> [Given task]:
Drop every picture. Then return, exactly, the lines from the beginning of the listing below through the one containing "Chart.defaults.color = '#000';".

━━━━━━━━━━

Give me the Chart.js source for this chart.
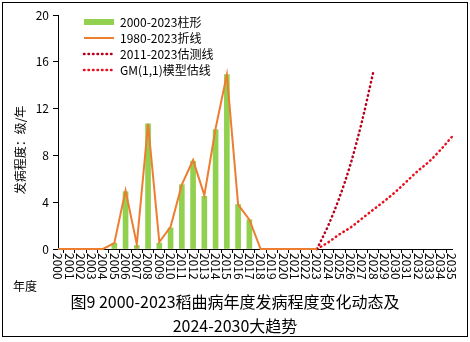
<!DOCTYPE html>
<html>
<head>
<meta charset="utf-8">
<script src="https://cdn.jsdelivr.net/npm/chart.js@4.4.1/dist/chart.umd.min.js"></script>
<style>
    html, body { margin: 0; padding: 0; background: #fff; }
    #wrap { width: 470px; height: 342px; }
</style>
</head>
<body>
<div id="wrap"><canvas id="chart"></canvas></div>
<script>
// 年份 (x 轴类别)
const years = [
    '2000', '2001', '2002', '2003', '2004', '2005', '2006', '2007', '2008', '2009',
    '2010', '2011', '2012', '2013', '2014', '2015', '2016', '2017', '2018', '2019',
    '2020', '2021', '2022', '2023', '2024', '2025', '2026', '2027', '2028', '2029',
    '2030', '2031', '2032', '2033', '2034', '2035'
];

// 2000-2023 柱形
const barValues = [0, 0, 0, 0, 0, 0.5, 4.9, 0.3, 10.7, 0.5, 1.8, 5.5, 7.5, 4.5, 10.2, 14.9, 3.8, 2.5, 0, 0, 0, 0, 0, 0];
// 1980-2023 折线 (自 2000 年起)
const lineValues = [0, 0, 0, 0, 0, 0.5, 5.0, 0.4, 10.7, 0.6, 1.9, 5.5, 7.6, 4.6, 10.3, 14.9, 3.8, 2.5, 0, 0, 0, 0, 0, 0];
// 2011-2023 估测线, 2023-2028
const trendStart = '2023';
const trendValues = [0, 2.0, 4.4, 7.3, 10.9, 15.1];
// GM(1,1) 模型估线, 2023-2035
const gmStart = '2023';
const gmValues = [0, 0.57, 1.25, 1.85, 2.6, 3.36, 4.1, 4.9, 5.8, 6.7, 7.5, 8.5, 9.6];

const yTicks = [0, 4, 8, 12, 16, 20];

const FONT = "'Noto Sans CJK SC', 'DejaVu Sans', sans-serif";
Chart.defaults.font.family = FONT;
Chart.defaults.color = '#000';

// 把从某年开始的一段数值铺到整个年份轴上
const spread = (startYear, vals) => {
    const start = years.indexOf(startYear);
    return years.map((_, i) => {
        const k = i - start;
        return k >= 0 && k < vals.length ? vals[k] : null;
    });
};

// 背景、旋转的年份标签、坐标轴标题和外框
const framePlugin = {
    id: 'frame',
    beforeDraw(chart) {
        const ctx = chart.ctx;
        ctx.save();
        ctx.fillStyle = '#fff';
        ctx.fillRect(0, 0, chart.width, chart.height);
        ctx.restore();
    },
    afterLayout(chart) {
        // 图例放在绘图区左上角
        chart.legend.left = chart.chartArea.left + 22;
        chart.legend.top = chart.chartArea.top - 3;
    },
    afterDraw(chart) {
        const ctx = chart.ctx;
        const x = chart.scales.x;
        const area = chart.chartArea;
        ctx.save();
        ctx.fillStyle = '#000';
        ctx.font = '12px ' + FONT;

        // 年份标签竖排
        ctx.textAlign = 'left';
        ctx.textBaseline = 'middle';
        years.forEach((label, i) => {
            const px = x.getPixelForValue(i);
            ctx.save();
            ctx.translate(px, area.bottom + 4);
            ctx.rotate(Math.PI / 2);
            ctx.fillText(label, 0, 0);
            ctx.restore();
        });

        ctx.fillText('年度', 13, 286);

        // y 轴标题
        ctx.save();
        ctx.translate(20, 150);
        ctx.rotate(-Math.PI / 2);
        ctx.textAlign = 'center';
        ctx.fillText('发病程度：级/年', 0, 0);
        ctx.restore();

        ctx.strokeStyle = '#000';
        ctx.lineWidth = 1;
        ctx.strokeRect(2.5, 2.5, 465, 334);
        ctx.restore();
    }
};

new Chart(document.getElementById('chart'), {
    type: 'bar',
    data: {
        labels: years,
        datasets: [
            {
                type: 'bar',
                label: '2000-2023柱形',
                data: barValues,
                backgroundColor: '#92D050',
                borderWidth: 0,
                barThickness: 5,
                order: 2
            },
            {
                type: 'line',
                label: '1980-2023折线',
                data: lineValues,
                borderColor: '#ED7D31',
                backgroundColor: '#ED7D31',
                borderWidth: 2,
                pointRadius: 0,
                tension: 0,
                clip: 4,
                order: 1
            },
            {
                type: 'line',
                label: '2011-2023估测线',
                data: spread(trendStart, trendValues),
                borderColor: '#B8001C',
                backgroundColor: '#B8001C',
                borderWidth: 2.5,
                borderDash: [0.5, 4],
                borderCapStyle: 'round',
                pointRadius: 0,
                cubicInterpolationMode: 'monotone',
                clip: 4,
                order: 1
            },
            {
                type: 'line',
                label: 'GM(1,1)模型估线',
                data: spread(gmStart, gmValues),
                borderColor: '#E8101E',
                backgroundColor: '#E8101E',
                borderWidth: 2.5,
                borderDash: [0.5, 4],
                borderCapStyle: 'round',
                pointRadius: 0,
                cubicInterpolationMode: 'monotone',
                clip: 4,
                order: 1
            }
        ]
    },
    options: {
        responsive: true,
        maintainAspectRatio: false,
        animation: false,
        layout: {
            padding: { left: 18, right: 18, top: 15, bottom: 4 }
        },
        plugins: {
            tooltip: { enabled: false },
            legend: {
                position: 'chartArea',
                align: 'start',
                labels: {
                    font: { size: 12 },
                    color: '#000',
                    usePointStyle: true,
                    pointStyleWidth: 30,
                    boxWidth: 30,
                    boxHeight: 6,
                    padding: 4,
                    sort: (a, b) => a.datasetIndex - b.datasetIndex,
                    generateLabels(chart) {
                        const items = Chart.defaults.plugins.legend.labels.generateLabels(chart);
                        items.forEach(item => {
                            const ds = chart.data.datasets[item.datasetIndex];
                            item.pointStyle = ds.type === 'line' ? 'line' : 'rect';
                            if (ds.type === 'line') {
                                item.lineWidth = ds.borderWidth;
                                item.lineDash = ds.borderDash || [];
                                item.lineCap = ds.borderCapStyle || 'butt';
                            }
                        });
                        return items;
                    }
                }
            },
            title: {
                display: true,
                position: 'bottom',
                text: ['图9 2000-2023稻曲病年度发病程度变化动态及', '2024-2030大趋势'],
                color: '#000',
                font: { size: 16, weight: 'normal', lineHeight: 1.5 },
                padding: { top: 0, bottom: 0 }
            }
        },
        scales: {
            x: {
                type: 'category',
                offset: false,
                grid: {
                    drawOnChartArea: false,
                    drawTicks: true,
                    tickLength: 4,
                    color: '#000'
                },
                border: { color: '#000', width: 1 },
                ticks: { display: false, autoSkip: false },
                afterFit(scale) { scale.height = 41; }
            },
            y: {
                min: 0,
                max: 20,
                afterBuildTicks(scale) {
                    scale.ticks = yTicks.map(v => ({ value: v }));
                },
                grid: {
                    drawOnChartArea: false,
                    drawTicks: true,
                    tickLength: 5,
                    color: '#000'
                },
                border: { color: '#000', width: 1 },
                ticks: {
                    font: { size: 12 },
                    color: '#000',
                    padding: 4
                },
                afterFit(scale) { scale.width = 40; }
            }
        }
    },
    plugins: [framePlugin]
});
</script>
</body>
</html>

━━━━━━━━━━

> [Final result]:
Give me the Chart.js source for this chart.
<!DOCTYPE html>
<html>
<head>
<meta charset="utf-8">
<script src="https://cdn.jsdelivr.net/npm/chart.js@4.4.1/dist/chart.umd.min.js"></script>
<style>
    html, body { margin: 0; padding: 0; background: #fff; }
    #wrap { width: 470px; height: 342px; }
</style>
</head>
<body>
<div id="wrap"><canvas id="chart"></canvas></div>
<script>
// 年份 (x 轴类别)
const years = [
    '2000', '2001', '2002', '2003', '2004', '2005', '2006', '2007', '2008', '2009',
    '2010', '2011', '2012', '2013', '2014', '2015', '2016', '2017', '2018', '2019',
    '2020', '2021', '2022', '2023', '2024', '2025', '2026', '2027', '2028', '2029',
    '2030', '2031', '2032', '2033', '2034', '2035'
];

// 2000-2023 柱形
const barValues = [0, 0, 0, 0, 0, 0.5, 4.9, 0.3, 10.7, 0.5, 1.8, 5.5, 7.5, 4.5, 10.2, 14.9, 3.8, 2.5, 0, 0, 0, 0, 0, 0];
// 1980-2023 折线 (自 2000 年起)
const lineValues = [0, 0, 0, 0, 0, 0.5, 5.0, 0.4, 10.7, 0.6, 1.9, 5.5, 7.6, 4.6, 10.3, 14.9, 3.8, 2.5, 0, 0, 0, 0, 0, 0];
// 2011-2023 估测线, 2023-2028
const trendStart = '2023';
const trendValues = [0, 2.0, 4.4, 7.3, 10.9, 15.1];
// GM(1,1) 模型估线, 2023-2035
const gmStart = '2023';
const gmValues = [0, 0.57, 1.25, 1.85, 2.6, 3.36, 4.1, 4.9, 5.8, 6.7, 7.5, 8.5, 9.6];

const yTicks = [0, 4, 8, 12, 16, 20];

const FONT = "'Noto Sans CJK SC', 'DejaVu Sans', sans-serif";
Chart.defaults.font.family = FONT;
Chart.defaults.color = '#000';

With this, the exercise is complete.